I've been seeing the same problem I think is described here: http://lists.macromates.com/pipermail/textmate/2007-July/020708.html
I definitely see it with XML files all on one line (this is very common in my business as much of the XML I see is machine-generated). But I think I'm also seeing this with large multi-line files. For your testing pleasure, download the XML from this URL: http://giswebservices.massgis.state.ma.us/geoserver/wms?request=GetCapabilit...
--- Raj
You're best bet is to keep textmate from parsing a file with no newlines at all costs. It drives my batty, but it's just a core problem with how textmate 1.x works.

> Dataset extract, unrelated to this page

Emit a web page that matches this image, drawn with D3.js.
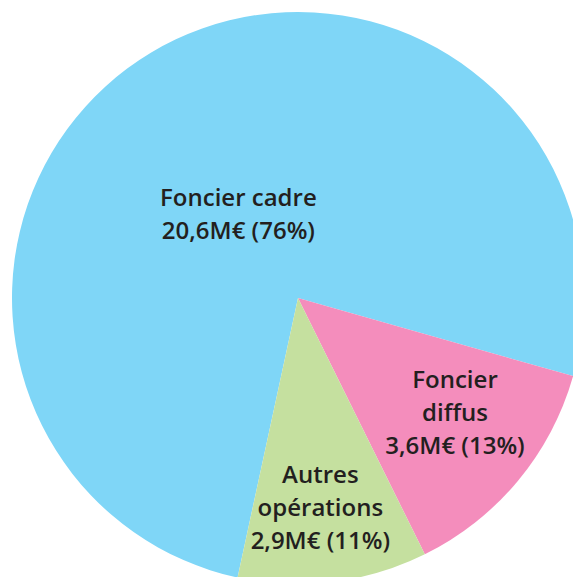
<!DOCTYPE html>
<html>
<head>
<meta charset="utf-8">
<script src="https://cdn.jsdelivr.net/npm/d3@7"></script>
<style>
  body { margin: 0; background: #fff; }
  svg { display: block; }
</style>
</head>
<body>
<svg id="chart"></svg>
<script>
// data
const categories = ["Foncier cadre", "Foncier diffus", "Autres opérations"];
const values = [20.6, 3.6, 2.9];
const shares = [76, 13, 11];
const labelLines = [
  ["Foncier cadre"],
  ["Foncier", "diffus"],
  ["Autres", "opérations"]
];

const colors = ["#7fd6f7", "#f48dbc", "#c5e09f"];

const width = 573, height = 577;
const cx = 298, cy = 298, radius = 286;
const startDeg = -167.8;
// label placement along each slice (fraction of radius, angle nudge in degrees)
const labelR = [0.36, 0.68, 0.74];
const labelNudge = [-4.4, -3.6, 1];
const lineHeight = 33;

const fmt = v => d3.format(".1f")(v).replace(".", ",") + "M€";

const svg = d3.select("#chart")
    .attr("width", width)
    .attr("height", height);

const g = svg.append("g")
    .attr("transform", `translate(${cx}, ${cy})`);

const pie = d3.pie()
    .sort(null)
    .value(d => d.value)
    .startAngle(startDeg * Math.PI / 180)
    .endAngle((startDeg + 360) * Math.PI / 180);

const data = categories.map((c, i) => ({
    name: c,
    value: values[i],
    share: shares[i],
    lines: labelLines[i].concat([`${fmt(values[i])} (${shares[i]}%)`]),
    i
}));

const arcs = pie(data);

const arc = d3.arc().innerRadius(0).outerRadius(radius);

g.selectAll("path")
    .data(arcs)
    .join("path")
    .attr("d", arc)
    .attr("fill", d => colors[d.data.i]);

const labels = g.selectAll("g.label")
    .data(arcs)
    .join("g")
    .attr("class", "label")
    .attr("transform", d => {
        const a = (d.startAngle + d.endAngle) / 2 + labelNudge[d.data.i] * Math.PI / 180;
        const r = radius * labelR[d.data.i];
        return `translate(${r * Math.sin(a)}, ${-r * Math.cos(a)})`;
    });

labels.each(function(d) {
    const lines = d.data.lines;
    const t = d3.select(this).append("text")
        .attr("text-anchor", "middle")
        .attr("fill", "#231f20")
        .style("font-family", "'Open Sans', sans-serif")
        .style("font-weight", 600)
        .style("font-size", "24px");
    lines.forEach((l, k) => {
        t.append("tspan")
            .attr("x", 0)
            .attr("y", (k - (lines.length - 1) / 2) * lineHeight + 8)
            .text(l);
    });
});
</script>
</body>
</html>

What I usually do is rename the file to .txt then open it up with wrapping turned on and reformat the file, then save, rename back and then reformat properly.
It's a pain, but it's better than the spinning beachball of death
On Oct 2, 2007, at 3:39 PM, Raj Singh wrote:
I've been seeing the same problem I think is described here: http://lists.macromates.com/pipermail/textmate/2007-July/020708.html
I definitely see it with XML files all on one line (this is very common in my business as much of the XML I see is machine-generated). But I think I'm also seeing this with large multi-line files. For your testing pleasure, download the XML from this URL: http://giswebservices.massgis.state.ma.us/geoserver/wms?request=GetCapabilit...
Raj
—Thomas Aylott – subtleGradient—
On Oct 2, 2007, at 12:39 PM, Raj Singh wrote:
I've been seeing the same problem I think is described here: http://lists.macromates.com/pipermail/textmate/2007-July/020708.html
I definitely see it with XML files all on one line (this is very common in my business as much of the XML I see is machine-generated). But I think I'm also seeing this with large multi-line files. For your testing pleasure, download the XML from this URL: http://giswebservices.massgis.state.ma.us/geoserver/wms? request=GetCapabilities
I just ran into this yesterday with a large MySQL dump. In your case you can work around the problem by running XML through "xmllint -- format" to add new-lines in a safe manner:
chris@enceladus:~/Desktop $ cat temp.xml <foo><bar><baaz/></bar></foo> chris@enceladus:~/Desktop $ xmllint --format temp.xml <?xml version="1.0"?> <foo> <bar> <baaz/> </bar> </foo>
In my case, I used Perl to add newlines for parentheses but that would be dangerous depending on the input data since it doesn't escaped string values at all (this wasn't an issue with my data).
Not handling really long lines is a common problem - vim also hung on my file.